La gestion des équipements est également cruciale. Or, nous souffrons d’une dissonance cognitive à cet égard, selon Sylvain Amoros « Les équipements informatiques sont assez petits, donc c’est difficile de saisir la quantité de matières premières qui a été extraite pour les produire », souligne-t-il. D’après l’Agence de la transition écologique française, la fabrication d’un portable de 2 kg exige l’extraction de 800 kg de matière. La fabrication représente jusqu’à 80 % des impacts environnementaux du numérique.
« Allonger la durée de vie de nos équipements, ne serait-ce que d’une seule année, a déjà un effet important, avance François Lafortune. On doit aussi s’assurer de recycler ou de trouver une nouvelle vocation à nos appareils. » Selon le Global E-waste Monitor, seulement 17 % des déchets électroniques ont été recyclés en 2019.
Où est l’État ?
« Nous ne mesurons pas beaucoup l’empreinte écologique de notre utilisation du numérique au Québec, déplore Nicole Martel, PDG de l’Association québécoise des technologies (AQT).
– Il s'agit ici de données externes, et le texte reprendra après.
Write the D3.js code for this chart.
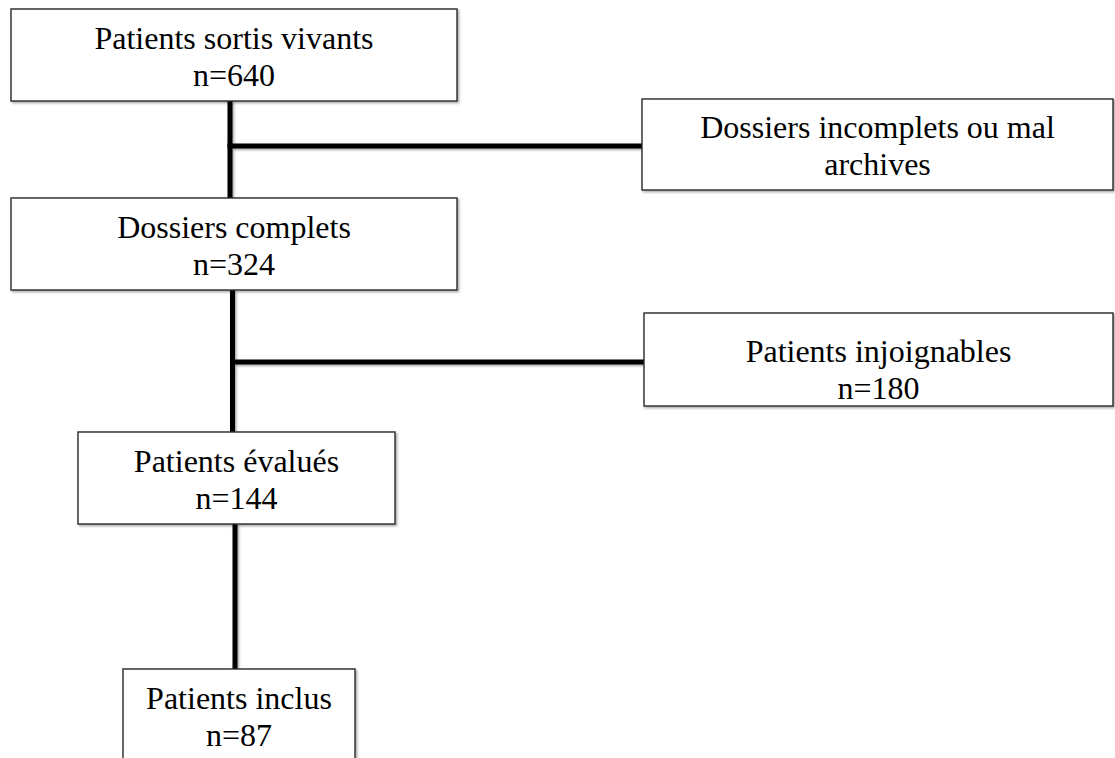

Il reste un très grand travail de sensibilisation à effectuer du côté des entreprises, du gouvernement et du public. »
La France a voté en novembre 2021 une loi visant à réduire l’empreinte environnementale du numérique. Celle-ci cherche à favoriser l’allongement de la vie des appareils. Elle exige, par exemple, que les achats publics prennent en compte l’indice de réparabilité des appareils. Adopté en janvier 2021, cet indice évalue le caractère plus ou moins réparable d’objets, dont les téléphones intelligents et les ordinateurs portables. D’ici 2024, il deviendra un indice de durabilité et comprendra des critères comme la robustesse et la fiabilité. La loi française soutient aussi la remise à neuf des produits ainsi que la récupération et le réemploi des matériels inutilisés.
Rien de tel au Québec. Les appels d’offres du gouvernement ne contiennent généralement aucune pondération liée à l’usage responsable du numérique. « On risque toutefois de voir ces exigences apparaître dans les appels d’offres des grandes entreprises internationales, ce qui fera évoluer le marché », croit Nicole Martel.